The
Middle East has been a world troublespot since 1948, when an uneasy peace
followed the Arab Israeli war. Israel fought three more wars against its Arab
neighbours, and the Palestinians remained without a homeland of their own.
Terrorism became a terrible weapon in this conflict, which was bound up with
two other issues: the world’s thirst for oil, much of which comes from Middle
East states, and the rise of Islamic fundamentalism.
Israel’s population increased during the 1950s as Jews
emigrated from Europe, Russia and the US. The Palestinian Arabs, pushed into
separate communities within Israel, began a campaign for their own state.
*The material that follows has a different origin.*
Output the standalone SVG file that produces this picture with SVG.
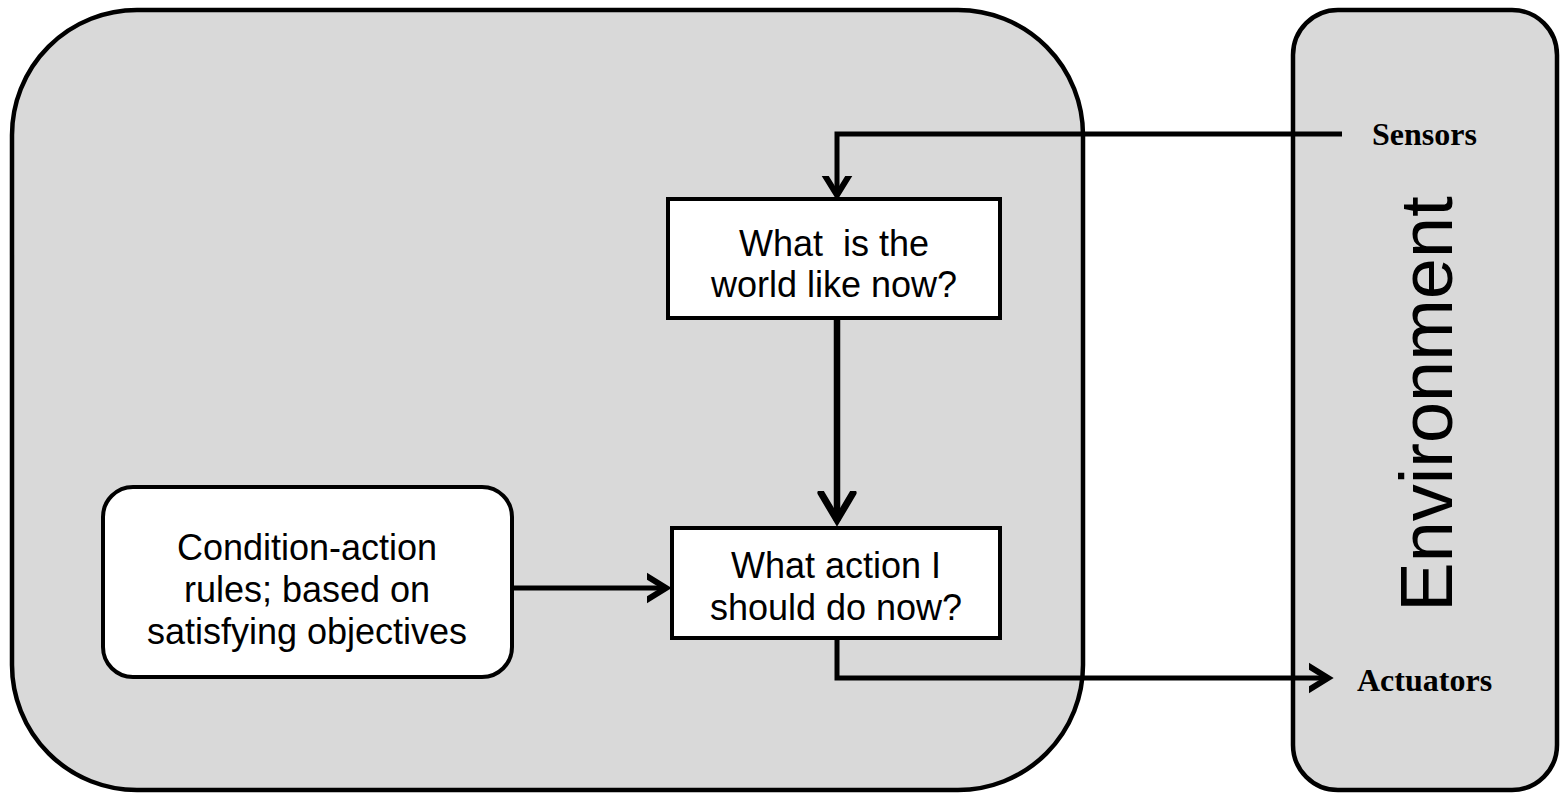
<svg xmlns="http://www.w3.org/2000/svg" width="1560" height="802" viewBox="0 0 1560 802">
<style>
.big{fill:#d9d9d9;stroke:#000;stroke-width:4.5}
.box{fill:#fff;stroke:#000;stroke-width:4}
.t{font-family:"Liberation Sans",Arial,sans-serif;font-size:36px;fill:#000;text-anchor:middle}
.lbl{font-family:"Liberation Serif","Times New Roman",serif;font-size:32px;font-weight:bold;fill:#000}
.ln{fill:none;stroke:#000;stroke-width:5;stroke-linejoin:miter}
.thick{stroke-width:6.5}
</style>
<defs>
<marker id="ah" markerUnits="userSpaceOnUse" markerWidth="40" markerHeight="40" refX="20" refY="20" orient="auto" viewBox="0 0 40 40">
<path d="M-2,7 L19,20 L-2,33" fill="none" stroke="#000" stroke-width="6" stroke-linecap="round" stroke-linejoin="miter"/>
</marker>
<marker id="ahL" markerUnits="userSpaceOnUse" markerWidth="50" markerHeight="50" refX="30" refY="25" orient="auto" viewBox="0 0 50 50">
<path d="M2,9 L29,25 L2,41" fill="none" stroke="#000" stroke-width="7" stroke-linecap="round" stroke-linejoin="miter"/>
</marker>
</defs>
<g id="agent"><rect class="big" x="12" y="10" width="1071" height="780" rx="125" ry="125"/></g>
<g id="environment">
<rect class="big" x="1293" y="10" width="264" height="780" rx="45" ry="45"/>
<text x="1452" y="404" font-family="Liberation Sans,Arial,sans-serif" font-size="74" text-anchor="middle" transform="rotate(-90 1452 404)">Environment</text>
<text class="lbl" x="1372" y="145">Sensors</text>
<text class="lbl" x="1357" y="691">Actuators</text>
</g>
<g id="world">
<rect class="box" x="668" y="199" width="332" height="119"/>
<text class="t" x="834" y="256" xml:space="preserve">What  is the</text>
<text class="t" x="834" y="297">world like now?</text>
</g>
<g id="action">
<rect class="box" x="672" y="528" width="328" height="110"/>
<text class="t" x="836" y="578">What action I</text>
<text class="t" x="836" y="620">should do now?</text>
</g>
<g id="rules">
<rect class="box" x="103" y="487" width="409" height="190" rx="30" ry="30"/>
<text class="t" x="307" y="560">Condition-action</text>
<text class="t" x="307" y="602">rules; based on</text>
<text class="t" x="307" y="644">satisfying objectives</text>
</g>
<g id="connectors">
<path class="ln" d="M1342,134 L837,134 L837,196" marker-end="url(#ah)"/>
<path class="ln thick" d="M837,318 L837,521" marker-end="url(#ahL)"/>
<path class="ln" d="M512,588 L667,588" marker-end="url(#ah)"/>
<path class="ln" d="M837,638 L837,678 L1329,678" marker-end="url(#ah)"/>
</g>
</svg>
Wars
were fought in 1956, 1967 and 1973. The first war began after Eqypt took
control of the Suez Canal. Britain and France invaded Egypt, but later
withdrew. Israel also attacked Egypt. In the Six-Day War in 1967, Israel won
control of Jerusalem and the West Bank of the Jordan river.
Israel also became involved in the civil war in
Lebanon, where many Palestinians lived in refugee camps. By the 1990s, Israel
had signed peace agreements with Egypt, Jordan and Syria, and the Palestinians
had attained limited self-government. Yet terrorist attacks by extremist groups
opposed to new Israeli settlements, and even Israel’s very existence,
continued.
In 1979, the Shah of Iran was overthrown and an Islamic
regime took over. Iran went to war with Iraq in 1980. Neither side won a costly
conflict. In 1990, Iraq invaded its tiny neighbor Kuwait, but was defeated in
the brief Gulf War by a UN coalition force led by the US. Iraq’s ruler Saddam
Hussein was finally deposed in 2003, when US-led forces invaded Iraq.